LRT launch date delayed until spring 2019
Light rail transit faces yet another delay, report reveals
The LRT will not begin operation until spring 2019 — that's according to a report that landed at the region's planning and works committee.
It's the latest in a series of delays for the project. In April, regional Coun. Tom Galloway said service was set to begin in December of this year.
"We indicated that was an aggressive schedule," Galloway said after the meeting.
"We were trying to keep their feet to the fire and they said it could be accomplished ... and they haven't been able to accomplish it."
A report to committee in September also still indicated a December start date.
The new report saying service can't begin until spring was brought before the region's planning and works committee on Tuesday morning.
"Significantly, no vehicles are yet fully ready for service, in that they have not yet achieved preliminary acceptance certificate," the report said. The region takes ownership of the vehicles once that certificate is completed.
Reason for delay
There are currently 11 vehicles in Waterloo, while three remain in Kingston.
One train is scheduled to be delivered in the coming days, while the remaining two trains still have specialized equipment being installed, said Thomas Schmidt, commissioner of transportation and environmental services for the region.
The report noted the installation of specialized equipment is taking longer than expected. The equipment includes radios, antennas and systems to control gates and traffic signals.
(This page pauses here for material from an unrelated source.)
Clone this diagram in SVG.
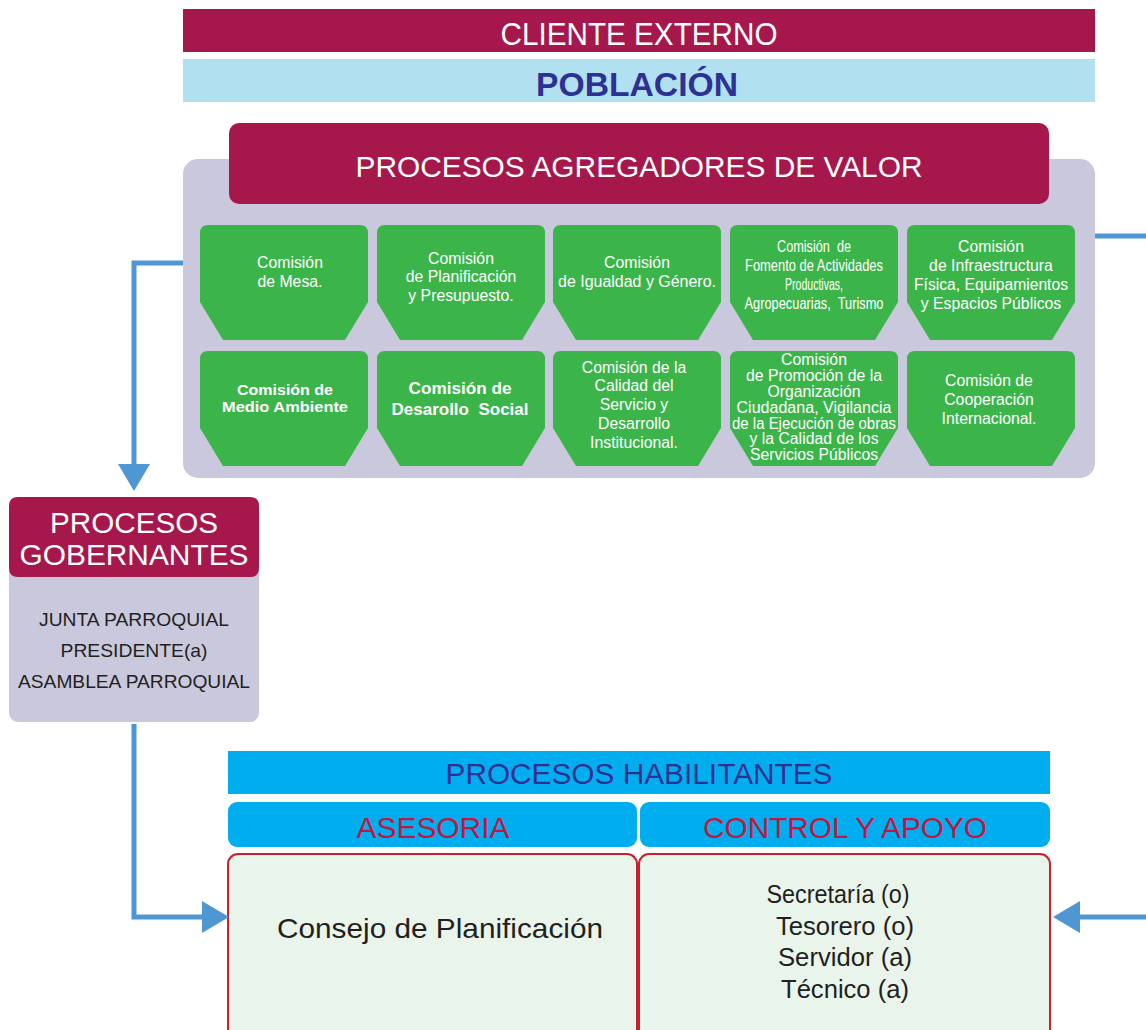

That process is now anticipated to be completed in early February.
"Each of these issues has delayed us in getting to the point where the vehicles are ready for service," Schmidt said.
After that, there will still be testing required before the vehicles can be put into service.
Schmidt added there are advantages of having a spring launch in terms of better weather and integrating the LRT system with Grand River Transit.
Bombardier has started dry-run tests for burn-in on some vehicles, but those tests will not count toward the official burn-in mileage each vehicle needs to undergo before they can be put into service.
"The next major step to improve the function and reliability of the vehicles is the issuance of the next software upgrade," the report said.
In the meantime, training for 10 train operators continues, the report noted.
"Training of drivers has been delayed by vehicle reliability issues," the report said, noting the software upgrade is expected to resolve problems. "The Bombardier vehicles are complex vehicles that require routine maintenance as well as any necessary repairs or emergency repairs. Training of staff that will be doing these repairs is continuing."
In terms of cost, the report noted any changes and associated costs can be accommodated within the approved rapid transit funding strategy.
"The region will seek to recover from Bombardier any additional costs incurred as a result of the delays in vehicle delivery," the report said.